I always forget this when I’m starting something new, even a short blog post like this. Perhaps recording it here will help me remember, but probably not. I trip myself every time. I think, I’ll just sit down and bang that out this morning. Writing says, LOL. The harder I try the more impossible it becomes until I give up. I do other things that need doing. I sweep the kitchen floor, brush the dog, pull some weeds, feed the chickens. Maybe even nap. It’s when my mind is on nothing in particular that I’ll get the word, the phrase, or the image that I need to begin a first draft. Ocean Vuong writes beautifully about allowing writing to emerge in this essay. He says, “You can’t just sit down and wing it. Those ideas have to be developed through time, and the best way is to just live your life but tend to the work mentally. Tend to it while you’re doing your dishes, while you’re showering, taking a dog for a walk.”
how many drafts does it takes to finish a book, some ask.
This question makes me think of novelist Laurie Frankel, who when talking about her latest book One Two Three, referenced the first eighty-two drafts. Some might have thought she was joking, but I took her seriously because I share her opinion that writing is revision. The two are inextricable. It’s not like there’s a static first draft followed by many others leading to and a completely revised final draft. At a certain point, the story emerges as well as it can (and hopefully by your deadline). Through what Anne Lamott calls “shitty first drafts” to better drafts to conceptual edits, line edits, copy edits, and proofs, revision never ends. It only ceases because your editor pulls the thing out of your hands. There’s always room for improvement or change. Things could be better or good in a different way. And that leaves room for freedom to make a mess. In an interview, Frankel explains it like this: “Because I know I will fix it later, I’m free to draft as messily as I will. I’m free to edit as messily as I will as well for the same reason. It doesn’t have to be good now. It has to be good eventually. Editing is how I know I’ll get there someday.”
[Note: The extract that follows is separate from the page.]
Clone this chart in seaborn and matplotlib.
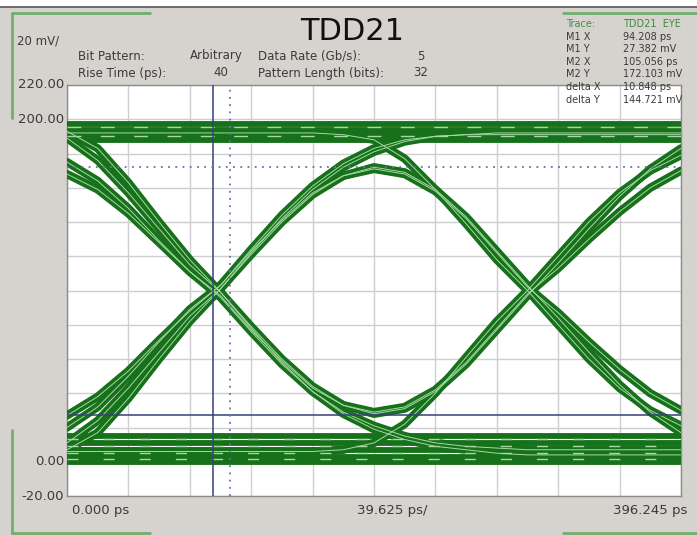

So how do I describe my writing/revision process?
In truth, it goes something like this: I write the blog post or essay or book, one paragraph after another, all the way to the end. Then I go back through the whole thing and read, trimming, shaping and making changes, until it is hanging together. This takes a couple of passes. Sometimes I have cut as much as one third and rewrite the story entirely (Yes, even with a whole book!). Once the shape seems firm, I hold it up and look at it from a bit of a distance. Are the word counts about the same from chapter to chapter or paragraph to paragraph? Does it matter? Where can I cut or add? What seems boring or repetitive? What’s the balance of different POVs? Then I go through the whole thing again. Then I might employ an outline. What is happening in each chapter, just factually speaking? Where are there loose ends? How could things be better ordered? After doing this a couple of times, then I might start line-editing, fine tuning language, tweaking, polishing. Then I’ll go through the whole thing again—this time printing out the document and reading it aloud to myself (and the dog, who is a very good listener) while pacing my house. I’ll do this at least twice. For my most recent project, I employed some techniques suggested by Matt Bell in his book Refuse to Be Done. For example, hunting weasel words, which he writes about here. Shocking! Exhausting! Pervasive are the weasel words! But they encouraged the question, “How can I say this better?” At the very end of a complete draft, I’ll look back at chapter openings and endings to see how those waypoints feel in relationship to each other. At this point, it feels ready for someone else to read (my writing group—whose name is Nancy—my agent, or editor)—which, to be clear, is still a far cry from a published book.
Writing that paragraph made me feel nauseated.
It just doesn’t sound like a plan. It sounds about as useful and interesting as explaining how I go about brushing my teeth one tooth at a time. It sounds like a big mess, and in fact it is a big mess. But I’ve made my peace with not having the answers, rejecting neat outlines, and flailing in the porridge pool. I’ll chalk it up to maturity or at least middle age, which makes me care less about things that used to worry me. I spent so much of my childhood and young adult life trying to color in the lines and be tidy because I wanted to avoid conflict. But conflict is as unavoidable in life as getting wet if you’re going to swim. The way I approach writing now is how I approach my life. And, as it turns out, I’m not a tidy person. I am not type A. I have no five-year plan. I have no efficient systems. These are all illusions about myself that I’ve had to surrender. To be most myself, I have to make a mess and clean it up as I go along. The older I get, the more right it feels. As revision is inextricable from writing, discovering who we are is part of becoming who we are meant to be as humans.